When we say writer’s block, we have this idea of words unable to come out. Silence, hollowness, rather than anything else. The blank paper, the pen out of ammo. But what if the pen is not out of ammo, but simply bleeding? What if the block is not silence, but the noise of struggle, the gasping and panting of an agonising spirit, not an image of inaction but one of anxiety and agitation?
Everyone who’s ever put the pen down to paper has also experienced the suspended pen, the space of non-committment, the fork in the road that won’t let go. Unable to move, the pen floats over the blank page, while ideas ruminate without hope of ingestion or digestion. The fog of war cloaks the interval between words, the space where momentum forms and the pen is pulled forward by an invisible force.

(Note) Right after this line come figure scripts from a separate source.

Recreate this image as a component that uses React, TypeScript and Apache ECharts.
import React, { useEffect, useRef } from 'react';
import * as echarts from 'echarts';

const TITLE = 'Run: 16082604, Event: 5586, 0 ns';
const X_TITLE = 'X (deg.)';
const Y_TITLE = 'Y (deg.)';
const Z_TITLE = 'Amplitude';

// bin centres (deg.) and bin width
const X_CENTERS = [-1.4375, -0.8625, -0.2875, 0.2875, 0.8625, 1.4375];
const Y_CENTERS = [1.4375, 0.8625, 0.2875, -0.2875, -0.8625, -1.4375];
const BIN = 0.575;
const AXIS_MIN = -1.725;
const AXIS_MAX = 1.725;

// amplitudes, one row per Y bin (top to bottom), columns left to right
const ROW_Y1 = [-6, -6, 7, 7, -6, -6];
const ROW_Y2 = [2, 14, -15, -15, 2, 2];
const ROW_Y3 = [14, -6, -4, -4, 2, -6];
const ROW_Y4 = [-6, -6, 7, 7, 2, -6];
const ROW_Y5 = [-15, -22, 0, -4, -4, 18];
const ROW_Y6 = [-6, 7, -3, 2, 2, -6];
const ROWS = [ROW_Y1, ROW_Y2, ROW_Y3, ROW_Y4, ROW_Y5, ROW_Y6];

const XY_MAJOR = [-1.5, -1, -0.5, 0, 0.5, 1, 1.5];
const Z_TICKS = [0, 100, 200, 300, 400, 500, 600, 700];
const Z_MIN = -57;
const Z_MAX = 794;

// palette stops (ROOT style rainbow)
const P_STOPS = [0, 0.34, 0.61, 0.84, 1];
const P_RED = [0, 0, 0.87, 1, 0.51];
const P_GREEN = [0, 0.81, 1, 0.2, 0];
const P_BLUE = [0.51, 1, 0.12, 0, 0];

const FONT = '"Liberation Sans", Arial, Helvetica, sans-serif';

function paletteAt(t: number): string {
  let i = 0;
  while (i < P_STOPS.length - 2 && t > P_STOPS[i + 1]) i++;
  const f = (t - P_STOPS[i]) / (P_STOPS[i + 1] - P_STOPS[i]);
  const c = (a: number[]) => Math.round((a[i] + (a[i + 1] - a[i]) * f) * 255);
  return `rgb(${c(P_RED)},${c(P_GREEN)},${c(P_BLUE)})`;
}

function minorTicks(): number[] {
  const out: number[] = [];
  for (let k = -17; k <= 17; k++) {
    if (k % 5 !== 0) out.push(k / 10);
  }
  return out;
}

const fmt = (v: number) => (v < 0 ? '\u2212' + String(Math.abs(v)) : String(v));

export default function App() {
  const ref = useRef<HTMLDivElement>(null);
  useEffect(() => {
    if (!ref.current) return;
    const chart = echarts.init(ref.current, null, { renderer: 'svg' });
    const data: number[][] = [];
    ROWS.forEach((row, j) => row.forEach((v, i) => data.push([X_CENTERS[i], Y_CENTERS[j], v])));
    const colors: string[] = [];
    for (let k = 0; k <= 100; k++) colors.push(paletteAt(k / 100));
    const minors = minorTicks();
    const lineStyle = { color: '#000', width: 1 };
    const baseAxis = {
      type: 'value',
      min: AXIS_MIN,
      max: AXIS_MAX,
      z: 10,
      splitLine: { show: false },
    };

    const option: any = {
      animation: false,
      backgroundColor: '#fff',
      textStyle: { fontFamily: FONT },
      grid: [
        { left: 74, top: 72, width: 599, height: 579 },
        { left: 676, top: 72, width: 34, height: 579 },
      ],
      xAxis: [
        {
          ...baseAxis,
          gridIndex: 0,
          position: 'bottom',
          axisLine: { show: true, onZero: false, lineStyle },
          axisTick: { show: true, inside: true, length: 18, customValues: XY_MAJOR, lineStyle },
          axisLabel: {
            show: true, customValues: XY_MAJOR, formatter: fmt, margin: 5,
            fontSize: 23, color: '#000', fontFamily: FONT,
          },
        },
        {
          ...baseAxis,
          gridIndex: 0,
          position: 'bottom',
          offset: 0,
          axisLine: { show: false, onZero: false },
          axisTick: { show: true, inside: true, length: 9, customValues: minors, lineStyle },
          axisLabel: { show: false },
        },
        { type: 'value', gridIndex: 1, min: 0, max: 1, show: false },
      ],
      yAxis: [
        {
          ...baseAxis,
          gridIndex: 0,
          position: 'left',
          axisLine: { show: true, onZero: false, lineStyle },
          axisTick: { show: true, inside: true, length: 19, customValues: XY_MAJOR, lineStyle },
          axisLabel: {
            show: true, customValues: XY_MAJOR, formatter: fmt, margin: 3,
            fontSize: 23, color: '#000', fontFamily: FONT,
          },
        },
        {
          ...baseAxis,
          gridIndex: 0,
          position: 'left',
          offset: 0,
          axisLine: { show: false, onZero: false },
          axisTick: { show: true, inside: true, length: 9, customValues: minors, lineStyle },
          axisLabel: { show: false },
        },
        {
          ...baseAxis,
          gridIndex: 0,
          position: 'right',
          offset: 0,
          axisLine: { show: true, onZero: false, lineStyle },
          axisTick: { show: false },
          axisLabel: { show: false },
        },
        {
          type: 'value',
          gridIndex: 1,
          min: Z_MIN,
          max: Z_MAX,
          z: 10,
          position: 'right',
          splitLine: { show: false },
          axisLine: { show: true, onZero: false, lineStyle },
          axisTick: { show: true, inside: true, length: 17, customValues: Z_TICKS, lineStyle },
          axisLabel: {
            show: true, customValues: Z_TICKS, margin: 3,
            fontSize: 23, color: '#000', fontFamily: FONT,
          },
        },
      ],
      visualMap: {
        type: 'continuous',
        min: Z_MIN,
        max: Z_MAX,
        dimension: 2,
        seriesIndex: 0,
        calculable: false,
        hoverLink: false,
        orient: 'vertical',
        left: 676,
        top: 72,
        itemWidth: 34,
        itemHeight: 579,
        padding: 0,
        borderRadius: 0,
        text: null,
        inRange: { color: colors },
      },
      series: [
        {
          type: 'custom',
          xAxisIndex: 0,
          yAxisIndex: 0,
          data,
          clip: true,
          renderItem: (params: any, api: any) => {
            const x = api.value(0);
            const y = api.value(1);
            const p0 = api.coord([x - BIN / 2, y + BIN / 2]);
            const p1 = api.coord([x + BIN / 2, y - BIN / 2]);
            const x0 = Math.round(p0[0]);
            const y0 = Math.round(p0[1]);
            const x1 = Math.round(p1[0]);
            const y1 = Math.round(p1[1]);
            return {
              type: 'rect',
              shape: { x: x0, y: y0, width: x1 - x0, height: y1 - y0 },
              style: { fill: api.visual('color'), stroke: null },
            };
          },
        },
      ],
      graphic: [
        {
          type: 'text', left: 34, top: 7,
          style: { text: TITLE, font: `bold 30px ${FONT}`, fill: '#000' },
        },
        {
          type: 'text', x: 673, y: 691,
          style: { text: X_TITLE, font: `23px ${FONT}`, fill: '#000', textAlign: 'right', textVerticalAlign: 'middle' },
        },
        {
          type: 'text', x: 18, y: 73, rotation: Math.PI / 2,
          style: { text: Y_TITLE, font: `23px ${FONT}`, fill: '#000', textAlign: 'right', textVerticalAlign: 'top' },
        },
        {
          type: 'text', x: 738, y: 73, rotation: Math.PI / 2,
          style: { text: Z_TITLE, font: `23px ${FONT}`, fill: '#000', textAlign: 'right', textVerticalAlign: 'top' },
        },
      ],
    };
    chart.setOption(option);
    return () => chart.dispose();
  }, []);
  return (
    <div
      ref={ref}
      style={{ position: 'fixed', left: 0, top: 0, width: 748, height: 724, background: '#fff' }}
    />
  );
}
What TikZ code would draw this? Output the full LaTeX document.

Who’s blocking the space? What prevents progress? There is no satisfactory answer to these questions, though many have been attempted. But the pen is a living thing, powered by a force of life. And when it bleeds, the writing stops. Paralysis, rather than blockage. In a self-regarding moment, the pen understands its predicament and its inability to take sides, to find resolve and purpose and risk everything for the sake of a phrase. There’s no going back, though technology allows it. Once written, it stays written, despite subsequent erasures.
If only we could read what has been written and erased, the hesitations, the bleeding, the irresolution, the struggle between the silence and the noise, the one and the many.